A Rattled Leaf


Dear Eugene,

"I will not try to run my own life or the lives of others; that is God's business," you taught me.

"Do what you will need to do and I am here for you," that's what I said to Sumi this rainy morning when she was wandering on dark lawns among thick leaves, searching for something I didn't know what, her way to find healing, I hoped.

It's easy for me to say.  A bit more patience to do, but totally doable too.  She's just a dog on leash.

There were chains so I hastened to behave
There were chains, so I loved you like a slave

It's not so easy if she is to do something harmful to herself or to others.  Like what humans do.  All the time.

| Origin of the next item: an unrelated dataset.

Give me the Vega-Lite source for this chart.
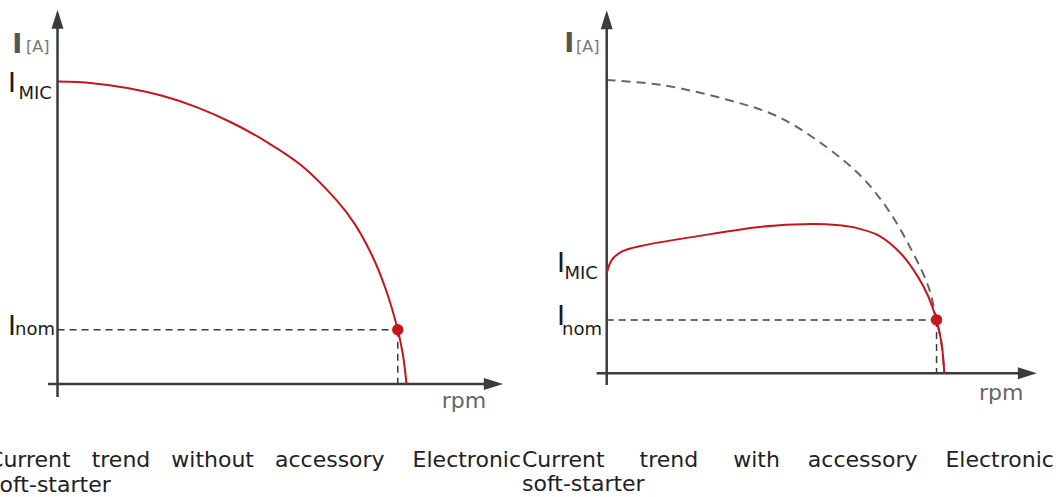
{
  "$schema": "https://vega.github.io/schema/vega-lite/v6.json",
  "padding": 0,
  "spacing": 0,
  "bounds": "flush",
  "background": "white",
  "config": {"view": {"stroke": null}, "text": {"font": "DejaVu Sans"}},
  "datasets": {
    "p1curve": [
      {"rpm": 0, "cur": 1}, {"rpm": 0.1, "cur": 0.995}, {"rpm": 0.2, "cur": 0.979}, {"rpm": 0.3, "cur": 0.953},
      {"rpm": 0.4, "cur": 0.915}, {"rpm": 0.5, "cur": 0.864}, {"rpm": 0.6, "cur": 0.8}, {"rpm": 0.7, "cur": 0.722},
      {"rpm": 0.8, "cur": 0.607}, {"rpm": 0.85, "cur": 0.532}, {"rpm": 0.9, "cur": 0.428}, {"rpm": 0.94, "cur": 0.315},
      {"rpm": 0.975, "cur": 0.179}, {"rpm": 0.99, "cur": 0.095}, {"rpm": 1, "cur": 0}
    ],
    "p1nom": [{"rpm": 0.975, "cur": 0.179}],
    "p1guides": [
      {"rpm": 0, "cur": 0.179, "rpm2": 0.975, "cur2": 0.179},
      {"rpm": 0.975, "cur": 0.179, "rpm2": 0.975, "cur2": 0}
    ],
    "p1axes": [
      {"rpm": 0, "cur": -0.043, "rpm2": 0, "cur2": 1.2},
      {"rpm": -0.027, "cur": 0, "rpm2": 1.245, "cur2": 0}
    ],
    "p1up": [{"rpm": 0, "cur": 1.206}],
    "p1right": [{"rpm": 1.249, "cur": 0}],
    "p1labels": [
      {"kind": "main", "t": "I", "rpm": -0.142, "cur": 0.966},
      {"kind": "sub", "t": "MIC", "rpm": -0.016, "cur": 0.944},
      {"kind": "main", "t": "I", "rpm": -0.142, "cur": 0.162},
      {"kind": "sub", "t": "nom", "rpm": -0.007, "cur": 0.162},
      {"kind": "unitI", "t": "I", "rpm": -0.13, "cur": 1.095},
      {"kind": "unit", "t": "[A]", "rpm": -0.09, "cur": 1.098},
      {"kind": "axis", "t": "rpm", "rpm": 1.101, "cur": -0.079},
      {"kind": "caption", "t": "Current\u00a0\u00a0\u00a0trend\u00a0\u00a0\u00a0without\u00a0\u00a0\u00a0accessory\u00a0\u00a0\u00a0\u00a0Electronic", "rpm": -0.199, "cur": -0.275},
      {"kind": "caption", "t": "soft-starter", "rpm": -0.199, "cur": -0.356}
    ],
    "p2red": [
      {"rpm": 0, "cur": 0.341}, {"rpm": 0.0148, "cur": 0.386}, {"rpm": 0.0444, "cur": 0.415}, {"rpm": 0.113, "cur": 0.437},
      {"rpm": 0.262, "cur": 0.466}, {"rpm": 0.459, "cur": 0.5}, {"rpm": 0.607, "cur": 0.509}, {"rpm": 0.68, "cur": 0.506},
      {"rpm": 0.735, "cur": 0.497}, {"rpm": 0.805, "cur": 0.47}, {"rpm": 0.874, "cur": 0.405}, {"rpm": 0.923, "cur": 0.327},
      {"rpm": 0.953, "cur": 0.261}, {"rpm": 0.977, "cur": 0.182}, {"rpm": 0.992, "cur": 0.102}, {"rpm": 1, "cur": 0}
    ],
    "p2dash": [
      {"rpm": 0, "cur": 1}, {"rpm": 0.163, "cur": 0.983}, {"rpm": 0.36, "cur": 0.932}, {"rpm": 0.508, "cur": 0.875},
      {"rpm": 0.656, "cur": 0.767}, {"rpm": 0.755, "cur": 0.67}, {"rpm": 0.834, "cur": 0.557}, {"rpm": 0.903, "cur": 0.42},
      {"rpm": 0.953, "cur": 0.295}, {"rpm": 0.977, "cur": 0.182}, {"rpm": 0.992, "cur": 0.096}, {"rpm": 1, "cur": 0}
    ],
    "p2nom": [{"rpm": 0.977, "cur": 0.182}],
    "p2guides": [
      {"rpm": 0, "cur": 0.182, "rpm2": 0.977, "cur2": 0.182},
      {"rpm": 0.977, "cur": 0.182, "rpm2": 0.977, "cur2": 0}
    ],
    "p2axes": [
      {"rpm": 0, "cur": -0.04, "rpm2": 0, "cur2": 1.2},
      {"rpm": -0.03, "cur": 0, "rpm2": 1.24, "cur2": 0}
    ],
    "p2up": [{"rpm": 0, "cur": 1.206}],
    "p2right": [{"rpm": 1.246, "cur": 0}],
    "p2labels": [
      {"kind": "main", "t": "I", "rpm": -0.147, "cur": 0.345},
      {"kind": "sub", "t": "MIC", "rpm": -0.026, "cur": 0.322},
      {"kind": "main", "t": "I", "rpm": -0.147, "cur": 0.165},
      {"kind": "sub", "t": "nom", "rpm": -0.014, "cur": 0.131},
      {"kind": "unitI", "t": "I", "rpm": -0.126, "cur": 1.095},
      {"kind": "unit", "t": "[A]", "rpm": -0.091, "cur": 1.095},
      {"kind": "axis", "t": "rpm", "rpm": 1.103, "cur": -0.091},
      {"kind": "caption", "t": "Current\u00a0\u00a0\u00a0\u00a0\u00a0trend\u00a0\u00a0\u00a0\u00a0\u00a0with\u00a0\u00a0\u00a0\u00a0accessory\u00a0\u00a0\u00a0\u00a0Electronic", "rpm": -0.251, "cur": -0.319},
      {"kind": "caption", "t": "soft-starter", "rpm": -0.251, "cur": -0.403}
    ]
  },
  "hconcat": [
    {
      "width": 521,
      "height": 497,
      "encoding": {
        "x": {"field": "rpm", "type": "quantitative", "scale": {"domain": [-0.1648, 1.3281], "nice": false, "zero": false}, "axis": null},
        "y": {"field": "cur", "type": "quantitative", "scale": {"domain": [-0.374, 1.27], "nice": false, "zero": false}, "axis": null}
      },
      "layer": [
        {"data": {"name": "p1guides"}, "mark": {"type": "rule", "color": "#3a3a3a", "strokeWidth": 1.5, "strokeDash": [7, 5]}, "encoding": {"x2": {"field": "rpm2"}, "y2": {"field": "cur2"}}},
        {"data": {"name": "p1axes"}, "mark": {"type": "rule", "color": "#3b3b3b", "strokeWidth": 2.5}, "encoding": {"x2": {"field": "rpm2"}, "y2": {"field": "cur2"}}},
        {"data": {"name": "p1up"}, "mark": {"type": "point", "shape": "M0,-1L0.63,1L-0.63,1Z", "size": 361, "filled": true, "opacity": 1, "color": "#3b3b3b"}, "encoding": {}},
        {"data": {"name": "p1right"}, "mark": {"type": "point", "shape": "M1,0L-1,0.63L-1,-0.63Z", "size": 361, "filled": true, "opacity": 1, "color": "#3b3b3b"}, "encoding": {}},
        {"data": {"name": "p1curve"}, "mark": {"type": "line", "color": "#c4161c", "strokeWidth": 2, "interpolate": "catmull-rom"}, "encoding": {}},
        {"data": {"name": "p1nom"}, "mark": {"type": "point", "shape": "circle", "size": 130, "filled": true, "opacity": 1, "color": "#c4161c"}, "encoding": {}},
        {"data": {"name": "p1labels"}, "transform": [{"filter": "datum.kind === 'main'"}], "mark": {"type": "text", "align": "left", "baseline": "alphabetic", "fontSize": 27, "color": "#1a1a1a"}, "encoding": {"text": {"field": "t"}}},
        {"data": {"name": "p1labels"}, "transform": [{"filter": "datum.kind === 'sub'"}], "mark": {"type": "text", "align": "right", "baseline": "alphabetic", "fontSize": 18, "color": "#1a1a1a"}, "encoding": {"text": {"field": "t"}}},
        {"data": {"name": "p1labels"}, "transform": [{"filter": "datum.kind === 'unitI'"}], "mark": {"type": "text", "align": "left", "baseline": "alphabetic", "fontSize": 27, "fontWeight": "bold", "color": "#555555"}, "encoding": {"text": {"field": "t"}}},
        {"data": {"name": "p1labels"}, "transform": [{"filter": "datum.kind === 'unit'"}], "mark": {"type": "text", "align": "left", "baseline": "alphabetic", "fontSize": 16, "color": "#777777"}, "encoding": {"text": {"field": "t"}}},
        {"data": {"name": "p1labels"}, "transform": [{"filter": "datum.kind === 'axis'"}], "mark": {"type": "text", "align": "left", "baseline": "alphabetic", "fontSize": 22, "color": "#666666"}, "encoding": {"text": {"field": "t"}}},
        {"data": {"name": "p1labels"}, "transform": [{"filter": "datum.kind === 'caption'"}], "mark": {"type": "text", "align": "left", "baseline": "alphabetic", "fontSize": 22, "color": "#222222", "clip": true}, "encoding": {"text": {"field": "t"}}}
      ]
    },
    {
      "width": 537,
      "height": 497,
      "encoding": {
        "x": {"field": "rpm", "type": "quantitative", "scale": {"domain": [-0.2539, 1.3368], "nice": false, "zero": false}, "axis": null},
        "y": {"field": "cur", "type": "quantitative", "scale": {"domain": [-0.422, 1.273], "nice": false, "zero": false}, "axis": null}
      },
      "layer": [
        {"data": {"name": "p2guides"}, "mark": {"type": "rule", "color": "#3a3a3a", "strokeWidth": 1.5, "strokeDash": [7, 5]}, "encoding": {"x2": {"field": "rpm2"}, "y2": {"field": "cur2"}}},
        {"data": {"name": "p2dash"}, "mark": {"type": "line", "color": "#666666", "strokeWidth": 2, "strokeDash": [9, 6], "interpolate": "catmull-rom"}, "encoding": {}},
        {"data": {"name": "p2axes"}, "mark": {"type": "rule", "color": "#3b3b3b", "strokeWidth": 2.5}, "encoding": {"x2": {"field": "rpm2"}, "y2": {"field": "cur2"}}},
        {"data": {"name": "p2up"}, "mark": {"type": "point", "shape": "M0,-1L0.63,1L-0.63,1Z", "size": 361, "filled": true, "opacity": 1, "color": "#3b3b3b"}, "encoding": {}},
        {"data": {"name": "p2right"}, "mark": {"type": "point", "shape": "M1,0L-1,0.63L-1,-0.63Z", "size": 361, "filled": true, "opacity": 1, "color": "#3b3b3b"}, "encoding": {}},
        {"data": {"name": "p2red"}, "mark": {"type": "line", "color": "#c4161c", "strokeWidth": 2, "interpolate": "catmull-rom"}, "encoding": {}},
        {"data": {"name": "p2nom"}, "mark": {"type": "point", "shape": "circle", "size": 130, "filled": true, "opacity": 1, "color": "#c4161c"}, "encoding": {}},
        {"data": {"name": "p2labels"}, "transform": [{"filter": "datum.kind === 'main'"}], "mark": {"type": "text", "align": "left", "baseline": "alphabetic", "fontSize": 27, "color": "#1a1a1a"}, "encoding": {"text": {"field": "t"}}},
        {"data": {"name": "p2labels"}, "transform": [{"filter": "datum.kind === 'sub'"}], "mark": {"type": "text", "align": "right", "baseline": "alphabetic", "fontSize": 18, "color": "#1a1a1a"}, "encoding": {"text": {"field": "t"}}},
        {"data": {"name": "p2labels"}, "transform": [{"filter": "datum.kind === 'unitI'"}], "mark": {"type": "text", "align": "left", "baseline": "alphabetic", "fontSize": 27, "fontWeight": "bold", "color": "#555555"}, "encoding": {"text": {"field": "t"}}},
        {"data": {"name": "p2labels"}, "transform": [{"filter": "datum.kind === 'unit'"}], "mark": {"type": "text", "align": "left", "baseline": "alphabetic", "fontSize": 16, "color": "#777777"}, "encoding": {"text": {"field": "t"}}},
        {"data": {"name": "p2labels"}, "transform": [{"filter": "datum.kind === 'axis'"}], "mark": {"type": "text", "align": "left", "baseline": "alphabetic", "fontSize": 22, "color": "#666666"}, "encoding": {"text": {"field": "t"}}},
        {"data": {"name": "p2labels"}, "transform": [{"filter": "datum.kind === 'caption'"}], "mark": {"type": "text", "align": "left", "baseline": "alphabetic", "fontSize": 22, "color": "#222222", "clip": true}, "encoding": {"text": {"field": "t"}}}
      ]
    }
  ]
}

And then whose business would it be to stop the bad and start the good?

The autumn sun is easy but life is not.  It seems to me life is all about taking care of business, my own business, others' business.  If I don't wipe away the little speck of mud Sumi brought in after this morning's walk it will stay there forever the way forever means to me--a constant eyesore, heartache for a long long time.  Messy steps will eventually erase it, I wish soon enough, but the bitter regret of my doing nothing about it and bitterer memory of nobody else cared will soak right through the floor tile.

(I am going to go up now and give my son a second warning and come back to write.  I first tried to wake him at 7.  Now it's 25 minutes after and I didn't hear a leaf rattle.  And my daughter, right around the tree, would not rattle unnecessary leaves.)

"God has to work in the soul in secret and in darkness because if we fully knew what was happening, and what Mystery, transformation, God and Grace will eventually ask of us, we would either try to take charge or stop the whole process."

How do I go about my Father's business without taking charge or worse, stopping the whole process?